» RECORDS PROVIDED:

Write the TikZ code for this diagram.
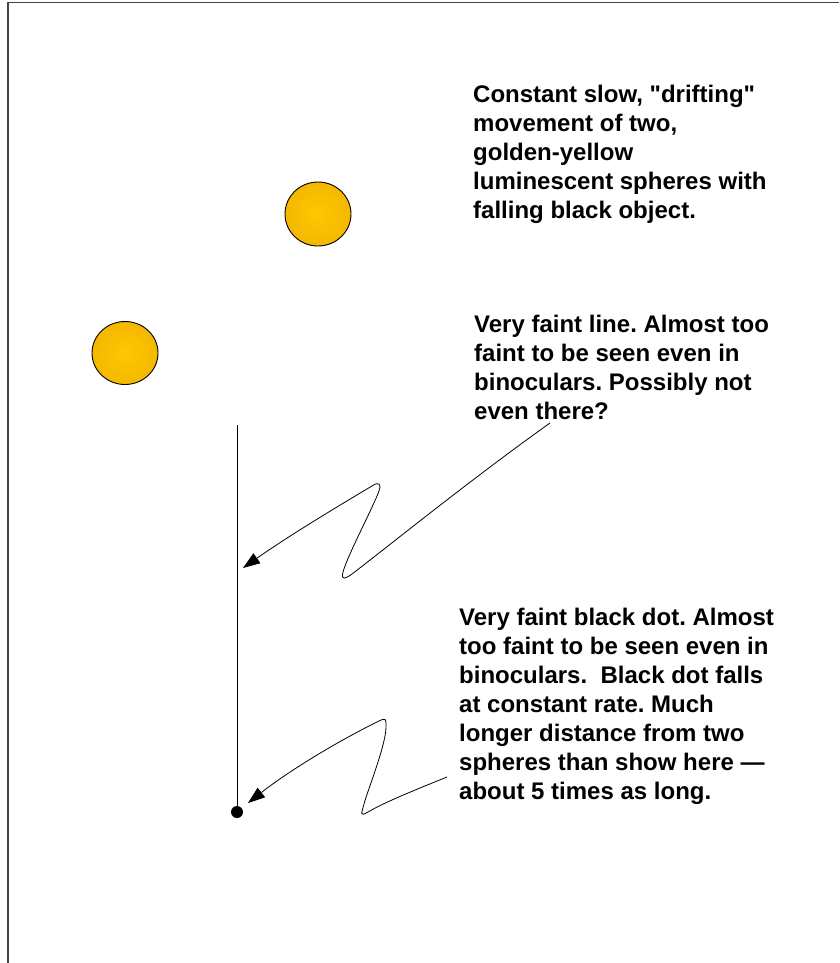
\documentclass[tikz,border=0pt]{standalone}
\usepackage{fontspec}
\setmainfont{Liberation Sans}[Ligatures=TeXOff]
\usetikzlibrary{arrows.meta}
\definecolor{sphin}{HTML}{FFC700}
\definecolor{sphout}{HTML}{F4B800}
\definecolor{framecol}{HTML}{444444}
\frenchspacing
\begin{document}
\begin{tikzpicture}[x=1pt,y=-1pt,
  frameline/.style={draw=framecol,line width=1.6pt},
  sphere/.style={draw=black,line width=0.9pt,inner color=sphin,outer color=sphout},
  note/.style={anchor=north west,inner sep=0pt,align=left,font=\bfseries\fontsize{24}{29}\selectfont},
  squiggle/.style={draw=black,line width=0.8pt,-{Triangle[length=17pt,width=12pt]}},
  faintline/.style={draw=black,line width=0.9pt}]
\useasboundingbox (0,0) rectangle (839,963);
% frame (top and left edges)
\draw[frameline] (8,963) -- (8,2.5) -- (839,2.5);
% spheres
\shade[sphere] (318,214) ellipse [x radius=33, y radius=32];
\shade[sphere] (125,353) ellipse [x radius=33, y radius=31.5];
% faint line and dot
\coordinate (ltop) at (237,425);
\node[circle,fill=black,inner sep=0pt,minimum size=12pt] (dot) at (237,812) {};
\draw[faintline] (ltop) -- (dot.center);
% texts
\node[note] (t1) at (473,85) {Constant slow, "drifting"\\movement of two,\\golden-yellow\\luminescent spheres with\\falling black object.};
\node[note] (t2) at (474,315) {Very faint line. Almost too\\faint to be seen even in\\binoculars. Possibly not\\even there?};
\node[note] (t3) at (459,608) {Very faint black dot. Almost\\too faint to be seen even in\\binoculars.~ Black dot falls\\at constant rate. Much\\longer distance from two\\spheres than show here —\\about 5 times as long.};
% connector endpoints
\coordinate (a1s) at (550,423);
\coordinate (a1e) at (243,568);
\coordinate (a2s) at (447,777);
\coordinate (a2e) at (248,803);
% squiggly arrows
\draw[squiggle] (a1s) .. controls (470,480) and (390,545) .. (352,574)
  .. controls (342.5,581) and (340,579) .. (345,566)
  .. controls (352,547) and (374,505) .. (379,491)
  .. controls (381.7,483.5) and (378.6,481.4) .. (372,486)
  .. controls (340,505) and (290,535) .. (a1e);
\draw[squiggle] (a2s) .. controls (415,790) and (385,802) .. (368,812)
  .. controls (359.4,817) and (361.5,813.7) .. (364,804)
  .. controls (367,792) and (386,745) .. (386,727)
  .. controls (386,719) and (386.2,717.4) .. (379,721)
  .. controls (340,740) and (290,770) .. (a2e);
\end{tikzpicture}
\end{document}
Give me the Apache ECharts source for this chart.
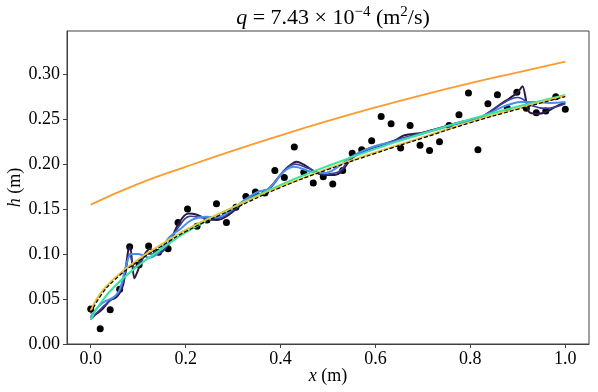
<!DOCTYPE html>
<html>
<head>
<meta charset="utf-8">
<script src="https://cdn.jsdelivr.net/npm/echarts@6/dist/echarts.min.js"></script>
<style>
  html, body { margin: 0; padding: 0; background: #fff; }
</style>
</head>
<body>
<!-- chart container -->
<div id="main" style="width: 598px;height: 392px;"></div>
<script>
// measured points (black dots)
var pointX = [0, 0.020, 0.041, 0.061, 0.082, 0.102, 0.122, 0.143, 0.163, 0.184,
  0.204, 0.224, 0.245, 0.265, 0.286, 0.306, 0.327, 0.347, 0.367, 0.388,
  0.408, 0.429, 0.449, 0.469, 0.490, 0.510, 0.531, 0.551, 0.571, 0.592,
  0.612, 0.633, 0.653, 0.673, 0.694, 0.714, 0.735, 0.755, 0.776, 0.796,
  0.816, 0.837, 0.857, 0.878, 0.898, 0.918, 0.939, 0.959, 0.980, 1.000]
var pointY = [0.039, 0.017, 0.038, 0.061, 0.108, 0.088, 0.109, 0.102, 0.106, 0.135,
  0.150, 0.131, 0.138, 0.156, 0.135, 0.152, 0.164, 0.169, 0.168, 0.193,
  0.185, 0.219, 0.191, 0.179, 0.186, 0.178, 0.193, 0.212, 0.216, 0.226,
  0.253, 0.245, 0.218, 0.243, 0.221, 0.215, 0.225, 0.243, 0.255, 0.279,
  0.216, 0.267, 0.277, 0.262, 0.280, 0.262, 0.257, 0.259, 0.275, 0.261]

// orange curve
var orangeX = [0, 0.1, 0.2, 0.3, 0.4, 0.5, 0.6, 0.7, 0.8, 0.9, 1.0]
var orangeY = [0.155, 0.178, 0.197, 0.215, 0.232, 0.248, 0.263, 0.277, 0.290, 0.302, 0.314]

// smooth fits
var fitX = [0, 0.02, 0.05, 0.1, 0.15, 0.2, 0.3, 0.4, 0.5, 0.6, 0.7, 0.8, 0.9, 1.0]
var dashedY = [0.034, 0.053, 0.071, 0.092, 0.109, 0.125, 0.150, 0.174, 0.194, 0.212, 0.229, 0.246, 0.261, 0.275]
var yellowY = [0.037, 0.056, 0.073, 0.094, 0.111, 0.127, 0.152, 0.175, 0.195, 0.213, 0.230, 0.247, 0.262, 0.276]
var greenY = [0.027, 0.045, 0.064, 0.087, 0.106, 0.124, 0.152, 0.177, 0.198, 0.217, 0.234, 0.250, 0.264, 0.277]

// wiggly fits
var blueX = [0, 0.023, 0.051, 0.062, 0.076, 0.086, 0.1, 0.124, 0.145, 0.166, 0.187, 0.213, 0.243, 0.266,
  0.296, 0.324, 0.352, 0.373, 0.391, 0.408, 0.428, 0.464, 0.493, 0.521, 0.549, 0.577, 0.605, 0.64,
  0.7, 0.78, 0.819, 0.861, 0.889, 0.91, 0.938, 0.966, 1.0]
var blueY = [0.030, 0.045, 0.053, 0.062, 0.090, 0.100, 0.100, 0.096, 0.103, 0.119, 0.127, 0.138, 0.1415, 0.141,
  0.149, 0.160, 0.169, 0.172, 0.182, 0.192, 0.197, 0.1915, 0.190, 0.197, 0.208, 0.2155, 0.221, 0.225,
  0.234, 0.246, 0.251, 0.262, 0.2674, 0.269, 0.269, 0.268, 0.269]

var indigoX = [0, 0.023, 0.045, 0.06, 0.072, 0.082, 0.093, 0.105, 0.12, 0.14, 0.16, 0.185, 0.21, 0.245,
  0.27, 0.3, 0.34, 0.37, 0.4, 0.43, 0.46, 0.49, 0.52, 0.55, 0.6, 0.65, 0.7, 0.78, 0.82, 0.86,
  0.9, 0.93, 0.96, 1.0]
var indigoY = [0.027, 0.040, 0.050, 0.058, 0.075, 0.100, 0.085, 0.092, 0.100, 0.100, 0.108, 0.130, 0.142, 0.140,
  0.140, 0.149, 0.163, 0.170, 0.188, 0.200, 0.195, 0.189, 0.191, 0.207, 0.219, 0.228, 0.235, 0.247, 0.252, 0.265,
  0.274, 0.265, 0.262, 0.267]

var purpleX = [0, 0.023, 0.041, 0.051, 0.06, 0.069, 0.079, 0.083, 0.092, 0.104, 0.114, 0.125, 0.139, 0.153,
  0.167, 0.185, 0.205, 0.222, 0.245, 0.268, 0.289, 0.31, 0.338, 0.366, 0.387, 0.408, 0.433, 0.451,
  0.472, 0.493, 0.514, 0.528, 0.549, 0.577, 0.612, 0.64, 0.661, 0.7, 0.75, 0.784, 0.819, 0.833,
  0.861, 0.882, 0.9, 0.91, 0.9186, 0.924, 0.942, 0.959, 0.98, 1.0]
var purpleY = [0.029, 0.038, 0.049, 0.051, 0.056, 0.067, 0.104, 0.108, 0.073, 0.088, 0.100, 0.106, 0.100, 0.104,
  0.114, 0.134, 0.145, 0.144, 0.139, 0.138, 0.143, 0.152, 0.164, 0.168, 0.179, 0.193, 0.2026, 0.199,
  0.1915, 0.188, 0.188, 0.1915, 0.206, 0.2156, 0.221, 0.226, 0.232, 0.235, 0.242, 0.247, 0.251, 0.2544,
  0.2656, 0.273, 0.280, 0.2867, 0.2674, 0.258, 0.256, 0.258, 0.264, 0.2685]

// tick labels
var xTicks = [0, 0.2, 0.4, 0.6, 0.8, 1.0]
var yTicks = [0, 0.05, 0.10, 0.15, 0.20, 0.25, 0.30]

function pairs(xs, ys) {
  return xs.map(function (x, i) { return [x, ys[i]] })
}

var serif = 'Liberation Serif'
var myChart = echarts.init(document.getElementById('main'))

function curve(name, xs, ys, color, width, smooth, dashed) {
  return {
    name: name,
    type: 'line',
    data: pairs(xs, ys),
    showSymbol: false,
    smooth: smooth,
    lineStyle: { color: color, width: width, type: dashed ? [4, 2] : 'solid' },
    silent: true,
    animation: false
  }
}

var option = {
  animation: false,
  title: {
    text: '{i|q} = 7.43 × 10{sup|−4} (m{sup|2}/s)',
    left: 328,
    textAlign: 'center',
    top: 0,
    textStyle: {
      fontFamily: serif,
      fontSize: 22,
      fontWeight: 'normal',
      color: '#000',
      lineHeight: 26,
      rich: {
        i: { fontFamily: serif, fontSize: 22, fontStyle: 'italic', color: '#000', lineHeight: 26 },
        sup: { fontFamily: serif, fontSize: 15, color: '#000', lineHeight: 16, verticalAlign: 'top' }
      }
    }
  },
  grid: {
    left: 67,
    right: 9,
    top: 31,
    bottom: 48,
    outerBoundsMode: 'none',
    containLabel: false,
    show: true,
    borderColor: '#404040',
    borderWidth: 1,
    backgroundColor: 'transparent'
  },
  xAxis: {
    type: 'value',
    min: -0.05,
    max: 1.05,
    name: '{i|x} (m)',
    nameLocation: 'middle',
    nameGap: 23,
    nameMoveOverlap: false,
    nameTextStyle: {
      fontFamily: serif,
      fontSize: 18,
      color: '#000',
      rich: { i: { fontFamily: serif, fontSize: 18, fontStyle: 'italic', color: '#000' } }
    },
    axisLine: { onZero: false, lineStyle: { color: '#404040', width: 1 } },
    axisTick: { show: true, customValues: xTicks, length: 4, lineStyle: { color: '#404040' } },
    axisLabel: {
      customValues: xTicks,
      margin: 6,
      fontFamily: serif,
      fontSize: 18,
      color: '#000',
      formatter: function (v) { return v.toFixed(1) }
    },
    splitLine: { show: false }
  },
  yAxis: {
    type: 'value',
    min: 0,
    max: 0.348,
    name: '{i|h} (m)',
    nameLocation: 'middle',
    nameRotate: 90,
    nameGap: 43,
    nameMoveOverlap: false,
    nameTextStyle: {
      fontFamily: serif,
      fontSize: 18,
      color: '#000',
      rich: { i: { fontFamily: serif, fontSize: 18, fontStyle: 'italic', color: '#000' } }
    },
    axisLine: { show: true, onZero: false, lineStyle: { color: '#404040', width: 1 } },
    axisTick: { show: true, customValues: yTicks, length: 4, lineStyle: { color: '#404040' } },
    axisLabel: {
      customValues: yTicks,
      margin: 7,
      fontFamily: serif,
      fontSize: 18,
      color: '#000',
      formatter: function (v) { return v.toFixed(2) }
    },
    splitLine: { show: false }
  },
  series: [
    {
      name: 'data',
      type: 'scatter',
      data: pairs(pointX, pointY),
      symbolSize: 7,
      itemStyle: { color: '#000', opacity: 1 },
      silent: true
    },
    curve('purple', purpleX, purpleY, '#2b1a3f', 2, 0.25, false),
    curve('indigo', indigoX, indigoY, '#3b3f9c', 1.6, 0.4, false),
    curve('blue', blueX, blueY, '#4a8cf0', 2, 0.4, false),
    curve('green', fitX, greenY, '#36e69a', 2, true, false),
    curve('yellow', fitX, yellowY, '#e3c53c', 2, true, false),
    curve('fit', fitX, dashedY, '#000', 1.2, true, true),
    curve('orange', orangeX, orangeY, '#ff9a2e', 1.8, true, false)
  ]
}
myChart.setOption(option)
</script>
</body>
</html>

» GIVEN EXERCISE:
Begin with the line that contains "Give me the" and end with the line that contains "0.290, 0.302, 0.314]"; write out both and all lines between exactly, but no pictures.

» TASK ANSWER:
Give me the Apache ECharts source for this chart.
<!DOCTYPE html>
<html>
<head>
<meta charset="utf-8">
<script src="https://cdn.jsdelivr.net/npm/echarts@6/dist/echarts.min.js"></script>
<style>
  html, body { margin: 0; padding: 0; background: #fff; }
</style>
</head>
<body>
<!-- chart container -->
<div id="main" style="width: 598px;height: 392px;"></div>
<script>
// measured points (black dots)
var pointX = [0, 0.020, 0.041, 0.061, 0.082, 0.102, 0.122, 0.143, 0.163, 0.184,
  0.204, 0.224, 0.245, 0.265, 0.286, 0.306, 0.327, 0.347, 0.367, 0.388,
  0.408, 0.429, 0.449, 0.469, 0.490, 0.510, 0.531, 0.551, 0.571, 0.592,
  0.612, 0.633, 0.653, 0.673, 0.694, 0.714, 0.735, 0.755, 0.776, 0.796,
  0.816, 0.837, 0.857, 0.878, 0.898, 0.918, 0.939, 0.959, 0.980, 1.000]
var pointY = [0.039, 0.017, 0.038, 0.061, 0.108, 0.088, 0.109, 0.102, 0.106, 0.135,
  0.150, 0.131, 0.138, 0.156, 0.135, 0.152, 0.164, 0.169, 0.168, 0.193,
  0.185, 0.219, 0.191, 0.179, 0.186, 0.178, 0.193, 0.212, 0.216, 0.226,
  0.253, 0.245, 0.218, 0.243, 0.221, 0.215, 0.225, 0.243, 0.255, 0.279,
  0.216, 0.267, 0.277, 0.262, 0.280, 0.262, 0.257, 0.259, 0.275, 0.261]

// orange curve
var orangeX = [0, 0.1, 0.2, 0.3, 0.4, 0.5, 0.6, 0.7, 0.8, 0.9, 1.0]
var orangeY = [0.155, 0.178, 0.197, 0.215, 0.232, 0.248, 0.263, 0.277, 0.290, 0.302, 0.314]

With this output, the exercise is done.